His life took a turn near Christmas 2012. Shields was panhandling near United Dairy Farmers in Wilmington, sometimes making $200 in four hours to support a $80-a-day drug habit. He was sleeping in shelters and on random couches when a man stopped his car one chilly day and handed Shields a scarf and pair of gloves.
The man, Ron Cordy, also was in charge of the recovery ministry at Sugartree Ministries.
“That random act of kindness made me realize some things,” Shields said.
He started coming to Sugartree Ministries, attending staff meetings, serving food and staying at the emergency shelter. He also did something amazing: Quit using drugs for the first time in nearly 50 years. Thanks to God, he said, there was no withdraw like there had been the other times. He hasn’t used since.
Now, he gets choked up even discussing his relationship with God.
“I asked for God’s help, and he answered my prayers,” Shields said, wiping tears from his eyes. “Heroin is a satanic drug. It’s the devil’s tool. Satan uses that feeling to keep people in bondage to it, but God is more powerful than Satan and he delivered me.”
He’s not worried about relapse either, he said. Shields, now 64, has been clean for about 15 months. It’s the first time since he was 18 years old.

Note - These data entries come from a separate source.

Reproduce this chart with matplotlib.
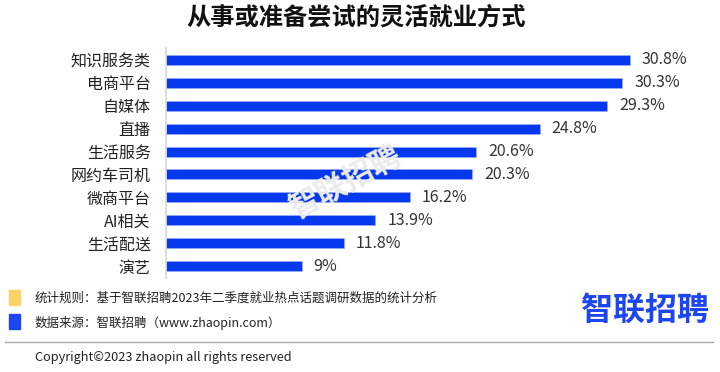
import matplotlib.pyplot as plt
from matplotlib.patches import Rectangle
from matplotlib.lines import Line2D

plt.rcParams['font.family'] = ['Noto Sans CJK SC', 'DejaVu Sans']

categories = ['知识服务类', '电商平台', '自媒体', '直播', '生活服务',
              '网约车司机', '微商平台', 'AI相关', '生活配送', '演艺']
values = [30.8, 30.3, 29.3, 24.8, 20.6, 20.3, 16.2, 13.9, 11.8, 9]
labels = ['30.8%', '30.3%', '29.3%', '24.8%', '20.6%',
          '20.3%', '16.2%', '13.9%', '11.8%', '9%']

W, H = 720, 372
fig = plt.figure(figsize=(W / 100, H / 100), dpi=100)

# axes placed in pixel coords
x0, x1, y0, y1 = 166, 700, 48, 278
ax = fig.add_axes([x0 / W, 1 - y1 / H, (x1 - x0) / W, (y1 - y0) / H])
ppu = (630 - 166) / 30.8
ax.set_xlim(0, (x1 - x0) / ppu)
ax.set_ylim(9.524, -0.524)

pos = range(len(categories))
ax.barh(pos, values, height=0.44, color='#0638ee', edgecolor='#9fb4f8', linewidth=0.4)
for i, (v, t) in enumerate(zip(values, labels)):
    ax.text(v + 12 / ppu, i, t, va='center', ha='left', fontsize=11.5, color='#333333')

ax.set_yticks(list(pos))
ax.set_yticklabels(categories, fontsize=11.5, color='#222222')
ax.tick_params(axis='y', length=0, pad=11)
ax.set_xticks([])
for s in ['top', 'right', 'bottom']:
    ax.spines[s].set_visible(False)
ax.spines['left'].set_color('#d9d9d9')
ax.spines['left'].set_linewidth(1.2)

# title
fig.text(356 / W, 1 - 18 / H, '从事或准备尝试的灵活就业方式', ha='center', va='center',
         fontsize=17.5, fontweight='bold', color='#111111')

# watermark
fig.text(345 / W, 1 - 182 / H, '智联招聘', ha='center', va='center', fontsize=22,
         rotation=28, color='#ececec', fontweight='bold', zorder=0)

# footer notes
fig.patches.append(Rectangle((9 / W, 1 - 305 / H), 11 / W, 15 / H, color='#ffd166',
                             transform=fig.transFigure, figure=fig))
fig.patches.append(Rectangle((9 / W, 1 - 329 / H), 11 / W, 15 / H, color='#1e46f0',
                             transform=fig.transFigure, figure=fig))
fig.text(35 / W, 1 - 298 / H, '统计规则：基于智联招聘2023年二季度就业热点话题调研数据的统计分析',
         ha='left', va='center', fontsize=9, color='#222222')
fig.text(35 / W, 1 - 323 / H, '数据来源：智联招聘（www.zhaopin.com）',
         ha='left', va='center', fontsize=9, color='#222222')
fig.text(645 / W, 1 - 311 / H, '智联招聘', ha='center', va='center', fontsize=23,
         fontweight='bold', color='#1e46f0')

fig.lines.append(Line2D([5 / W, 713 / W], [1 - 342 / H, 1 - 342 / H], color='#aaaaaa',
                        linewidth=1, transform=fig.transFigure, figure=fig))
fig.text(35 / W, 1 - 357 / H, 'Copyright©2023 zhaopin all rights reserved',
         ha='left', va='center', fontsize=9.2, color='#222222')

fig.savefig('out.png', dpi=100)
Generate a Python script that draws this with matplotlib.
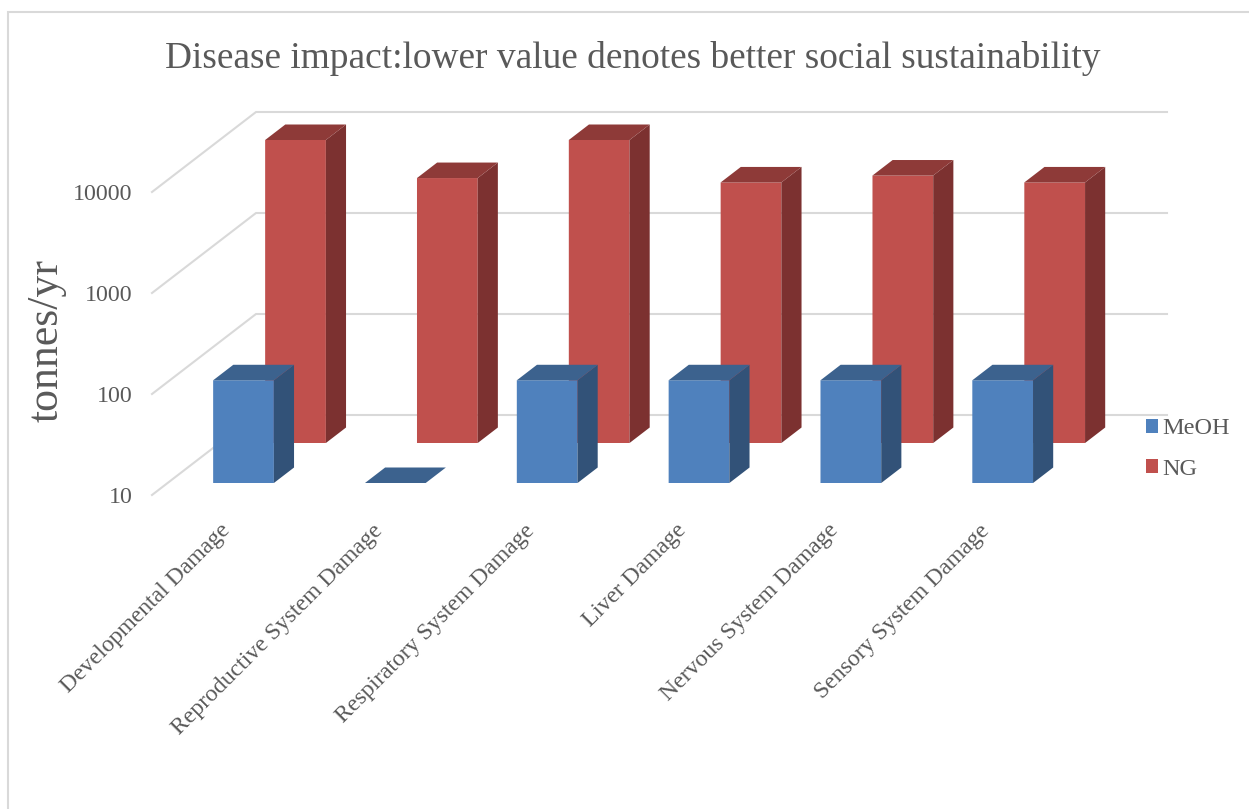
import matplotlib
matplotlib.use('Agg')
import matplotlib.pyplot as plt
from matplotlib.patches import Polygon, Rectangle
from matplotlib.transforms import Affine2D

categories = ['Developmental Damage', 'Reproductive System Damage', 'Respiratory System Damage',
              'Liver Damage', 'Nervous System Damage', 'Sensory System Damage']
meoh = [104, 10, 104, 104, 104, 104]
ng = [10000, 4200, 10000, 3800, 4450, 3800]
y_ticks = [10, 100, 1000, 10000]

W, H = 1249, 809
TEXT = '#595959'
GRID = '#d9d9d9'

plt.rcParams['font.family'] = ['Liberation Serif', 'DejaVu Serif']

fig = plt.figure(figsize=(W / 100, H / 100), dpi=100)

# chart frame
fig.add_artist(Rectangle((8 / W, -0.01), 1.2, 1 - 12 / H + 0.01, transform=fig.transFigure,
                         fill=False, edgecolor=GRID, linewidth=1.5))

# axes is the front plane of the 3D box: 152..1063 px across, y=495 (10) to y=192 (10000)
ax = fig.add_axes([152 / W, 1 - 495 / H, 911 / W, 303 / H])
ax.set_yscale('log')
ax.set_xlim(-0.5, 5.5)
ax.set_ylim(10, 10000)
ax.patch.set_visible(False)
for spine in ax.spines.values():
    spine.set_visible(False)


def shift(depth):
    # pixels right/up for a point lying `depth` px back in the box
    return 1.3 * depth, depth


def project(x, value, depth):
    px, py = ax.transData.transform((x, value))
    dx, dy = shift(depth)
    return px + dx, py + dy


def offset(depth):
    dx, dy = shift(depth)
    return ax.transData + Affine2D().translate(dx, dy)


# back wall gridlines and the side wall running forward
for t in y_ticks:
    xs, ys = zip(project(-0.5, t, 0), project(-0.5, t, 80), project(5.5, t, 80))
    ax.plot(xs, ys, color=GRID, lw=1.5, transform=None, clip_on=False, zorder=1)


def draw_series(values, depth, front, side, top, label, z):
    width = 0.4
    thick = 15.5
    xs = list(range(len(values)))
    bars = ax.bar(xs, [v - 10 for v in values], bottom=10, width=width, color=front, label=label,
                  transform=offset(depth), clip_on=False, zorder=z, linewidth=0)
    for rect in bars:
        rect.set_snap(False)
    for x, v in zip(xs, values):
        l, r = x - width / 2, x + width / 2
        ax.add_patch(Polygon([project(r, 10, depth), project(r, v, depth),
                              project(r, v, depth + thick), project(r, 10, depth + thick)],
                             closed=True, transform=None, facecolor=side, edgecolor='none',
                             clip_on=False, zorder=z, snap=False))
        ax.add_patch(Polygon([project(l, v, depth), project(r, v, depth),
                              project(r, v, depth + thick), project(l, v, depth + thick)],
                             closed=True, transform=None, facecolor=top, edgecolor='none',
                             clip_on=False, zorder=z, snap=False))


draw_series(ng, 52, '#c0504d', '#7c3130', '#8e3a38', 'NG', 2)
draw_series(meoh, 12, '#4f81bd', '#325278', '#3c628e', 'MeOH', 3)

ax.set_yticks(y_ticks, [str(t) for t in y_ticks])
ax.minorticks_off()
ax.tick_params(axis='y', length=0, pad=14, labelsize=17.2, labelcolor=TEXT)
ax.set_xticks(range(len(categories)), categories)
ax.tick_params(axis='x', length=0, pad=16, labelsize=17.1, labelcolor=TEXT)
for lab in ax.get_xticklabels():
    lab.set_rotation(45)
    lab.set_ha('right')
    lab.set_rotation_mode('anchor')
    lab.set_transform(lab.get_transform() + Affine2D().translate(-8, -3))

fig.text(632.5 / W, 1 - 59 / H, 'Disease impact:lower value denotes better social sustainability',
         ha='center', va='center', fontsize=26.9, color=TEXT)
fig.text(47 / W, 1 - 340 / H, 'tonnes/yr', rotation=90, ha='center', va='center',
         fontsize=31.6, color=TEXT)

handles, labels = ax.get_legend_handles_labels()
order = [labels.index('MeOH'), labels.index('NG')]
fig.legend([handles[i] for i in order], [labels[i] for i in order], frameon=False, fontsize=17.5,
           labelcolor=TEXT, loc='center left', bbox_to_anchor=(1146 / W, 1 - 449 / H),
           handlelength=0.5, handleheight=0.5, handletextpad=0.15, labelspacing=0.8,
           borderpad=0, borderaxespad=0)

fig.savefig('out.png', dpi=100)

Shields now helps run the ministry’s men’s shelter, offering prayers and recovery meeting reminders to those struggling. He calls them his “spiritual kids.” He also lives at the shelter, and is hoping to get a job and be invited back to family functions in the future.
“It’s been a really satisfying experience,” he said. “I mean, there’s life after heroin addiction. There are ways to get out of it through God.”